Being in business-to-business (B2B) means need of a lot of continuous efforts to be put in. You can not afford to sit idle as the main focus, today, is not only the revenue generation at all cost but to be as aggressive as possible with the cost saving strategies. It also applies to the marketing and sales operations. Here are seven great low-cost, high-impact initiatives that could transform your marketing department into a lean, efficient, and deadly effective organization.

  1. Develop and monitor the performance of your channels.

    Grasping your marketing and sales operations as a set of processes will enable you to evaluate efficiencies in the chain. Eliminating weak links can save your company significant amounts of cash. It is important to know the relative performance of each of the channels. Pruning nonproductive business relationships will improve the health of your organization and enable you to focus on your most profitable channels.

  2. Retain and augment your most valued customers.

    The cost of acquiring new customers in these choppy waters is very expensive. Initiatives focused on mining current relationships will prove to be very effective in these lean times. The cost of gaining incremental sales from a current relationship can often be less than that from a new customer. Treat your current customers as assets that must be protected diligently and keep your current franchise of customers productive and well served.
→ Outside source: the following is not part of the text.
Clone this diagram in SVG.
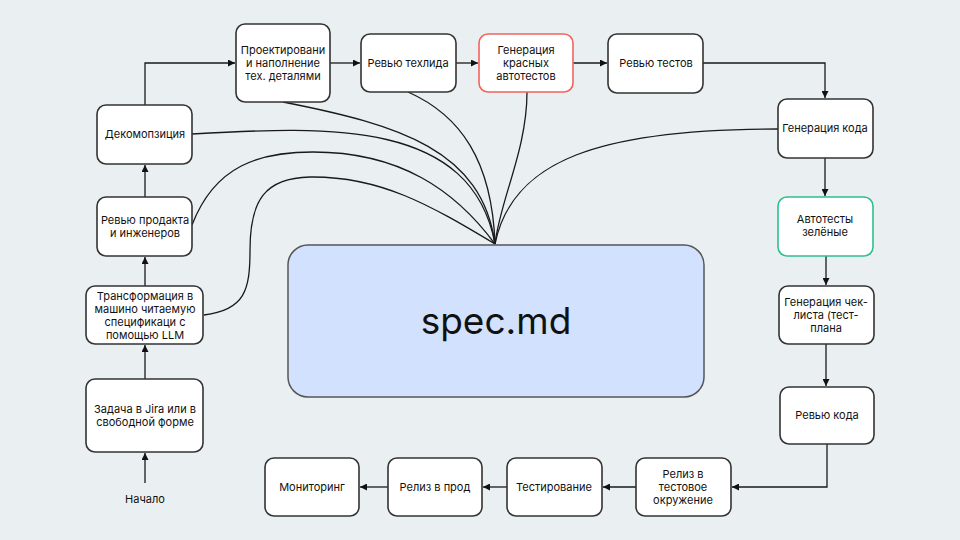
<svg xmlns="http://www.w3.org/2000/svg" width="960" height="540" viewBox="0 0 960 540">
<defs>
<marker id="arr" viewBox="0 0 10 10" refX="10" refY="5" markerWidth="7" markerHeight="7" markerUnits="userSpaceOnUse" orient="auto">
<path d="M0,0 L10,5 L0,10 z" fill="#111"/>
</marker>
<style>
.n{fill:#fff;stroke:#333;stroke-width:1.6}
.red{stroke:#F2645C}
.green{stroke:#2EC08C}
.t{font-family:Inter,"Noto Sans",sans-serif;font-size:11px;fill:#111;text-anchor:middle}
.e{fill:none;stroke:#1a1a1a;stroke-width:1.3}
.c{fill:none;stroke:#1a1a1a;stroke-width:1.3}
</style>
</defs>
<rect width="960" height="540" fill="#EAEFF2"/>
<g id="connectors">
<path class="e" d="M145,483 V453" marker-end="url(#arr)"/>
<path class="e" d="M145,379 V345" marker-end="url(#arr)"/>
<path class="e" d="M145,286 V257" marker-end="url(#arr)"/>
<path class="e" d="M145,197 V165" marker-end="url(#arr)"/>
<path class="e" d="M145,105 V63 H235" marker-end="url(#arr)"/>
<path class="e" d="M330,63 H360" marker-end="url(#arr)"/>
<path class="e" d="M456,63 H478" marker-end="url(#arr)"/>
<path class="e" d="M573,63 H607" marker-end="url(#arr)"/>
<path class="e" d="M703,63 H825 V98" marker-end="url(#arr)"/>
<path class="e" d="M825,158 V196" marker-end="url(#arr)"/>
<path class="e" d="M826,256 V285" marker-end="url(#arr)"/>
<path class="e" d="M826,344 V386" marker-end="url(#arr)"/>
<path class="e" d="M827,444 V487 H732" marker-end="url(#arr)"/>
<path class="e" d="M636,487 H603" marker-end="url(#arr)"/>
<path class="e" d="M507,487 H483" marker-end="url(#arr)"/>
<path class="e" d="M388,487 H360" marker-end="url(#arr)"/>
<path class="c" d="M283,102 C400,125 482,150 495,244"/>
<path class="c" d="M192,134 C330,126 472,120 495,244"/>
<path class="c" d="M192,225 C215,165 260,152 313,152 C400,152 455,190 495,244"/>
<path class="c" d="M204,315 C245,310 250,290 250,250 C250,200 265,178 310,177 C380,176 430,205 495,244"/>
<path class="c" d="M408,92 C460,115 492,160 495,244"/>
<path class="c" d="M527,92 C527,150 500,200 495,244"/>
<path class="c" d="M778,129 C600,129 512,160 495,244"/>
</g>
<g id="spec">
<rect x="288" y="245" width="416" height="152" rx="20" fill="#D2E1FD" stroke="#555" stroke-width="1.5"/>
<text x="496" y="334" font-family="Inter,'Noto Sans',sans-serif" font-size="37" fill="#111" text-anchor="middle">spec.md</text>
</g>
<g id="start"><text class="t" x="145" y="503">Начало</text></g>
<g id="jira"><rect class="n" x="86" y="379" width="117" height="73" rx="9"/><text class="t" x="145" y="413">Задача в Jira или в</text><text class="t" x="145" y="426">свободной форме</text></g>
<g id="transform"><rect class="n" x="86" y="286" width="117" height="58" rx="9"/><text class="t" x="145" y="300">Трансформация в</text><text class="t" x="145" y="313">машино читаемую</text><text class="t" x="145" y="326">спецификаци с</text><text class="t" x="145" y="339">помощью LLM</text></g>
<g id="review-product"><rect class="n" x="97" y="197" width="95" height="59" rx="9"/><text class="t" x="145" y="224">Ревью продакта</text><text class="t" x="145" y="237">и инженеров</text></g>
<g id="decomp"><rect class="n" x="97" y="105" width="95" height="59" rx="9"/><text class="t" x="145" y="138">Декомопзиция</text></g>
<g id="design"><rect class="n" x="236" y="24" width="94" height="78" rx="9"/><text class="t" x="283" y="54">Проектировани</text><text class="t" x="283" y="67">и наполнение</text><text class="t" x="283" y="80">тех. деталями</text></g>
<g id="review-techlead"><rect class="n" x="361" y="34" width="95" height="58" rx="9"/><text class="t" x="408" y="67">Ревью техлида</text></g>
<g id="red-tests"><rect class="n red" x="479" y="34" width="94" height="58" rx="9"/><text class="t" x="526" y="54">Генерация</text><text class="t" x="526" y="67">красных</text><text class="t" x="526" y="80">автотестов</text></g>
<g id="review-tests"><rect class="n" x="608" y="34" width="95" height="59" rx="9"/><text class="t" x="656" y="67">Ревью тестов</text></g>
<g id="codegen"><rect class="n" x="778" y="99" width="95" height="59" rx="9"/><text class="t" x="825" y="132">Генерация кода</text></g>
<g id="green-tests"><rect class="n green" x="778" y="197" width="95" height="59" rx="9"/><text class="t" x="825" y="223">Автотесты</text><text class="t" x="825" y="236">зелёные</text></g>
<g id="checklist"><rect class="n" x="779" y="286" width="95" height="58" rx="9"/><text class="t" x="826" y="306">Генерация чек-</text><text class="t" x="826" y="319">листа (тест-</text><text class="t" x="826" y="332">плана</text></g>
<g id="review-code"><rect class="n" x="780" y="387" width="94" height="57" rx="9"/><text class="t" x="827" y="419">Ревью кода</text></g>
<g id="release-test"><rect class="n" x="636" y="458" width="95" height="58" rx="9"/><text class="t" x="683" y="478">Релиз в</text><text class="t" x="683" y="491">тестовое</text><text class="t" x="683" y="504">окружение</text></g>
<g id="testing"><rect class="n" x="507" y="458" width="95" height="58" rx="9"/><text class="t" x="554" y="491">Тестирование</text></g>
<g id="release-prod"><rect class="n" x="388" y="458" width="94" height="58" rx="9"/><text class="t" x="435" y="491">Релиз в прод</text></g>
<g id="monitoring"><rect class="n" x="265" y="458" width="94" height="58" rx="9"/><text class="t" x="312" y="491">Мониторинг</text></g>
</svg>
  3. Measure value creation for your customers.

    The current macroeconomic downdraft has created a heightened sensitivity to value. Companies are carefully looking at all operations and their impact on profitability. So, take the time to quantify the value your business has on other businesses.

  4. Collaborate with customers.

    Product development geared for an existing customer base is a lot easier than trying to launch new products into an uncharted market. Making key customers influence the future of your business model or product pipeline is a great way to build trust. Customer apathy is death. Do whatever it takes to engage your customers in decisions that affect the future of your company’s product or service.

  5. Get industry focused.

    Industry specialization or domain expertise is a mandate under tight market conditions. The growth of competition in every space required companies to develop specific capabilities for discrete industry segments. Developing deep expertise within a target market is more effective that attempting to do everything for every market. Execute a marketing strategy that is an inch wide and a mile deep versus a mile wide and an inch deep.

  6. Integrate customer contact points.

    Support, delivery, and maintenance activities should be viewed as cross-selling or up-selling opportunities for your existing customer base. This strategy places greater emphasis on your organization to have a cohesive view of the customer. And the only way to achieve this goal is to integrate information collected throughout the entire customer lifecycle. Distribute the sales responsibility across the entire organization by integrating and distributing customer data.

  7. Break out the measuring stick.

    The emphasis on delivering tangible value requires marketing organizations to quantify results. Improving a relevant set of performance metrics for your customers should be the central objective of your business. Signing off on performance metric improvement may sound risky, but in these times it’s a risk that must be taken to survive today’s downdraft.